Why Are Picket Lines Always Moving?

I have always assumed it had something to do with loitering laws, but have never been certain. Does anyone know the reason why picket lines are always pacing around in circles? If anyone has a link to a specific law, what would be helpful too. :slight_smile:

Having seen picket lines in the US, and having been on picket lines in Australia (including one outside the Parliament of NSW), I am sure that laws on pcket lines vary from place to place. In Australia, you don’t have to move around in a circle – you are allowed to stand still. So I suspect that differences may be more due to different industrial relations laws than to laws about loitering.

A lot of people I see picketing around the Twin Cities are sitting in folding chairs while they hold their signs.

Moving gets a lot more attention from passers-by than someone sitting in a lawn chair holding a sign, but I’m pretty sure there’s no law about it.

It’s so they can march without having to actually go anywhere.

It also may make crossing a picket line a bit more of a hassle (or even intimidating) to some.

I would imagine that it’s some good ol’ fashioned, “gesture magic.” Whereby if everyone is doing something, they don’t realize how silly (and generally unefficacious (?)) standing outside with signs all day is.

That said, it keeps the troops motivated and, here’s the important thing, it really fucks up traffic for people trying to get in and out of the building/down the street. If someone’s just standing around, then people can weave through them, but if they’re moving, it’s a clear signal to stay the fuck out of here. This will draw more attention as a lot of people are really inconvienenced.

Obviously, this will only work if the protest is to be in a highly trafficked area.

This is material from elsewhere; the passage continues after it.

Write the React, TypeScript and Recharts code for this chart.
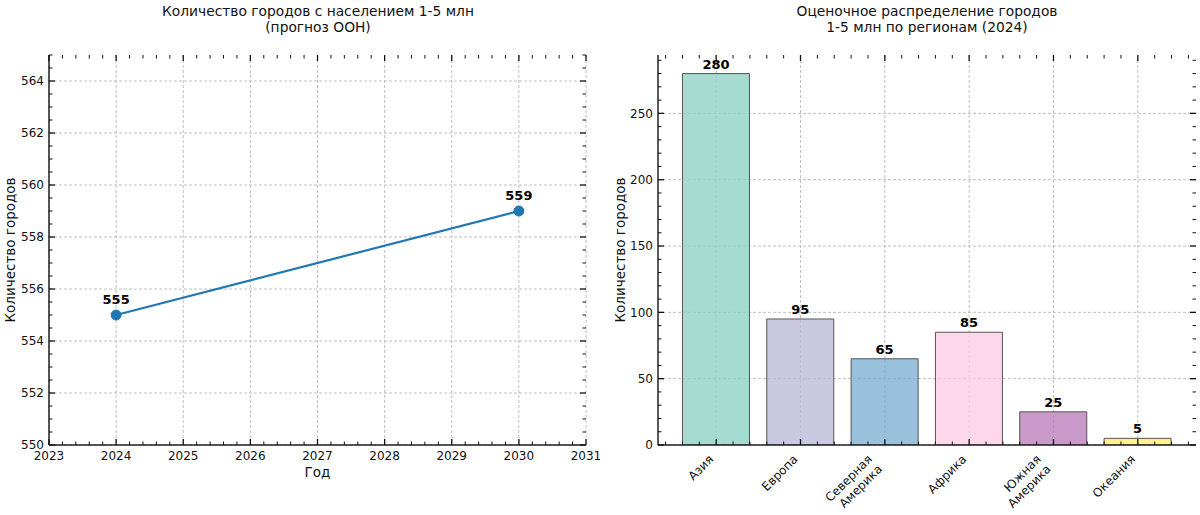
import React from "react";
import {
  Bar,
  BarChart,
  CartesianGrid,
  Cell,
  Label,
  LabelList,
  Line,
  LineChart,
  XAxis,
  YAxis,
} from "recharts";

// left panel: UN forecast
const years = [2024, 2030];
const cityCounts = [555, 559];
const yearTicks = [2023, 2024, 2025, 2026, 2027, 2028, 2029, 2030, 2031];
const countTicks = [550, 552, 554, 556, 558, 560, 562, 564];

// right panel: by region, 2024
const regions = ["Азия", "Европа", "Северная\nАмерика", "Африка", "Южная\nАмерика", "Океания"];
const regionCounts = [280, 95, 65, 85, 25, 5];
const regionColors = ["#8dd3c7", "#bebada", "#80b1d3", "#fccde5", "#bc80bd", "#ffed6f"];
const regionTicks = [0, 1, 2, 3, 4, 5];
const barTicks = [0, 50, 100, 150, 200, 250];

const steps = (a: number, b: number, s: number) => {
  const out: number[] = [];
  for (let k = 0; a + k * s <= b + 1e-9; k++) out.push(Math.round((a + k * s) * 1000) / 1000);
  return out;
};

const lineRows = years.map((year, i) => ({ year, n: cityCounts[i] }));
const barRows = regions.map((region, i) => ({ i, region, value: regionCounts[i] }));

const INK = "#111";
const SPINE = { stroke: "#222", strokeWidth: 1.5 };
const TICK_FONT = 12;

type Side = "bottom" | "top" | "left" | "right";

function makeTick(side: Side, majors: number[], fmt?: (v: number) => string) {
  return (props: any) => {
    const { x, y, payload } = props;
    const v = payload.value as number;
    const major = majors.some((m) => Math.abs(m - v) < 1e-6);
    const len = major ? 6 : 3.5;
    const w = major ? 1.3 : 1;
    let line;
    if (side === "bottom") line = <line x1={x} x2={x} y1={y} y2={y - len} stroke={INK} strokeWidth={w} />;
    else if (side === "top") line = <line x1={x} x2={x} y1={y} y2={y + len} stroke={INK} strokeWidth={w} />;
    else if (side === "left") line = <line x1={x} x2={x + len} y1={y} y2={y} stroke={INK} strokeWidth={w} />;
    else line = <line x1={x} x2={x - len} y1={y} y2={y} stroke={INK} strokeWidth={w} />;
    let text = null;
    if (major && fmt) {
      if (side === "bottom")
        text = (
          <text x={x} y={y + 15} textAnchor="middle" fontSize={TICK_FONT} fill={INK}>
            {fmt(v)}
          </text>
        );
      else if (side === "left")
        text = (
          <text x={x - 5} y={y} dy="0.35em" textAnchor="end" fontSize={TICK_FONT} fill={INK}>
            {fmt(v)}
          </text>
        );
    }
    return (
      <g>
        {line}
        {text}
      </g>
    );
  };
}

function regionTick(props: any) {
  const { x, y, payload } = props;
  const v = payload.value as number;
  const major = regionTicks.includes(v);
  const len = major ? 6 : 3.5;
  const tick = <line x1={x} x2={x} y1={y} y2={y - len} stroke={INK} strokeWidth={major ? 1.3 : 1} />;
  if (!major) return <g>{tick}</g>;
  const lines = regions[v].split("\n");
  const lh = 14;
  const ax = x - 2 - (lines.length - 1) * lh * 0.707;
  const ay = y + 15;
  return (
    <g>
      {tick}
      <text x={ax} y={ay} transform={`rotate(-45, ${ax}, ${ay})`} textAnchor="end" fontSize={TICK_FONT} fill={INK}>
        {lines.map((t, k) => (
          <tspan key={k} x={ax} dy={k === 0 ? 0 : lh}>
            {t}
          </tspan>
        ))}
      </text>
    </g>
  );
}

const yTitle = (text: string, dx: number) => (props: any) => {
  const { x, y, width, height } = props.viewBox;
  const cx = x + width - dx;
  const cy = y + height / 2;
  return (
    <text x={cx} y={cy} transform={`rotate(-90, ${cx}, ${cy})`} textAnchor="middle" dominantBaseline="central" fontSize={13.5} fill={INK}>
      {text}
    </text>
  );
};

const xTitle = (text: string) => (props: any) => {
  const { x, y, width } = props.viewBox;
  return (
    <text x={x + width / 2} y={y + 27} textAnchor="middle" dominantBaseline="central" fontSize={13.5} fill={INK}>
      {text}
    </text>
  );
};

const titleStyle: React.CSSProperties = {
  position: "absolute",
  top: 4,
  textAlign: "center",
  fontSize: 13.8,
  lineHeight: "15.5px",
  color: INK,
  whiteSpace: "pre",
};

const valueLabel = { fontSize: 13, fontWeight: 700, fill: "#000" };

const axisBase = {
  type: "number" as const,
  allowDataOverflow: true,
  interval: 0 as const,
  tickSize: 0,
  tickMargin: 0,
  tickLine: false,
};

export default function App() {
  const xMinor = steps(2023, 2031, 0.2);
  const yMinor = steps(550, 565, 0.5);
  const bxMinor = steps(-0.6, 5.6, 0.2);
  const byMinor = steps(0, 290, 10);

  return (
    <div
      style={{
        position: "absolute",
        left: 0,
        top: 0,
        width: 1200,
        height: 515,
        background: "#fff",
        fontFamily: "'DejaVu Sans', sans-serif",
      }}
    >
      <div style={{ ...titleStyle, left: 118, width: 400 }}>
        {"Количество городов с населением 1-5 млн\n(прогноз ООН)"}
      </div>
      <div style={{ ...titleStyle, left: 727, width: 400 }}>
        {"Оценочное распределение городов\n1-5 млн по регионам (2024)"}
      </div>

      <div style={{ position: "absolute", left: 0, top: 0 }}>
        <LineChart width={600} height={515} data={lineRows} margin={{ top: 54, right: 13, bottom: 69, left: 48 }}>
          <CartesianGrid
            xAxisId="b"
            yAxisId="l"
            stroke="#c0c0c0"
            strokeDasharray="3 2"
            verticalValues={yearTicks}
            horizontalValues={countTicks}
          />
          <XAxis
            {...axisBase}
            xAxisId="b"
            dataKey="year"
            domain={[2023, 2031]}
            ticks={xMinor}
            height={1}
            axisLine={SPINE}
            tick={makeTick("bottom", yearTicks, (v) => String(v))}
          >
            <Label content={xTitle("Год")} />
          </XAxis>
          <XAxis
            {...axisBase}
            xAxisId="t"
            orientation="top"
            dataKey="year"
            domain={[2023, 2031]}
            ticks={xMinor}
            height={1}
            axisLine={false}
            tick={makeTick("top", yearTicks)}
          />
          <YAxis
            {...axisBase}
            yAxisId="l"
            dataKey="n"
            domain={[550, 565]}
            ticks={yMinor}
            width={1}
            axisLine={SPINE}
            tick={makeTick("left", countTicks, (v) => String(v))}
          >
            <Label content={yTitle("Количество городов", 39)} />
          </YAxis>
          <YAxis
            {...axisBase}
            yAxisId="r"
            orientation="right"
            dataKey="n"
            domain={[550, 565]}
            ticks={yMinor}
            width={1}
            axisLine={false}
            tick={makeTick("right", countTicks)}
          />
          <Line
            xAxisId="b"
            yAxisId="l"
            dataKey="n"
            stroke="#1f77b4"
            strokeWidth={2.2}
            dot={{ r: 5, fill: "#1f77b4", stroke: "#1f77b4", strokeWidth: 1 }}
            isAnimationActive={false}
          >
            <LabelList dataKey="n" position="top" offset={11} style={valueLabel} />
          </Line>
        </LineChart>
      </div>

      <div style={{ position: "absolute", left: 600, top: 0 }}>
        <BarChart width={600} height={515} data={barRows} margin={{ top: 54, right: 3, bottom: 69, left: 57 }}>
          <CartesianGrid
            xAxisId="b"
            yAxisId="l"
            stroke="#c0c0c0"
            strokeDasharray="3 2"
            verticalValues={regionTicks}
            horizontalValues={barTicks}
          />
          <XAxis
            {...axisBase}
            xAxisId="b"
            dataKey="i"
            domain={[-0.69, 5.69]}
            ticks={bxMinor}
            height={1}
            axisLine={SPINE}
            tick={regionTick}
          />
          <XAxis
            {...axisBase}
            xAxisId="t"
            orientation="top"
            dataKey="i"
            domain={[-0.69, 5.69]}
            ticks={bxMinor}
            height={1}
            axisLine={false}
            tick={makeTick("top", regionTicks)}
          />
          <YAxis
            {...axisBase}
            yAxisId="l"
            dataKey="value"
            domain={[0, 294]}
            ticks={byMinor}
            width={1}
            axisLine={SPINE}
            tick={makeTick("left", barTicks, (v) => String(v))}
          >
            <Label content={yTitle("Количество городов", 38)} />
          </YAxis>
          <YAxis
            {...axisBase}
            yAxisId="r"
            orientation="right"
            dataKey="value"
            domain={[0, 294]}
            ticks={byMinor}
            width={1}
            axisLine={false}
            tick={makeTick("right", barTicks)}
          />
          <Bar xAxisId="b" yAxisId="l" dataKey="value" stroke="#555" strokeWidth={1} isAnimationActive={false}>
            {barRows.map((r, k) => (
              <Cell key={r.region} fill={regionColors[k]} fillOpacity={0.8} />
            ))}
            <LabelList dataKey="value" position="top" offset={5} style={valueLabel} />
          </Bar>
        </BarChart>
      </div>
    </div>
  );
}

Seeing guys sit down, one has to wonder why they’re bothering. Apparently they just decided to take a no-pay day off of work to sit around and drink beer.

Depending on the protest, I highly doubt that they’ll get called on loitering even if that’s exactly what they’re doing - any semi-organized event will have some measure of support that will make life hell for City Hall if they try to crack down on it. IME, if anything the appropriate 3rd parties will try to force the disputing parties to take it to arbitration so they can get their city streets back.

Having been on a couple of picket lines in the past, my understanding is that if you stand still you are blocking access to the premises being picketed, while if you are moving, you are not normally considered to be blocking access (people can at least theoretically slip between the moving picketers). If you are in a jurisdiction which prohibits strikers from blocking access you can avoid arrest by using a moving picket line. If your jurisdiction allows blocking access, then you do it because it’s tradition or it’s less boring than just standing there.

Note that this is a very basic explanation, and real picket lines are subject to differing requirements from national, provincial/state/municipal laws, varying levels of police opposition/cooperation/indifference, etc.

      • It depends on a couple things: local laws, mainly. “Keeping moving” is mainly a method for claiming that you are not blocking access, and in some instances, also a method for escaping anti-loitering laws. Around where I live (central US) people sit around in lawn chairs.

Standing still is also really boring and can lead to leg cramps. Walking around helps keep one loose and alleviates the boredom.

Sounds like there’s a whole confluence of factors that makes walking preferable to standing.

because if the picket line stops moving it will be a ,…“Picket Fence.”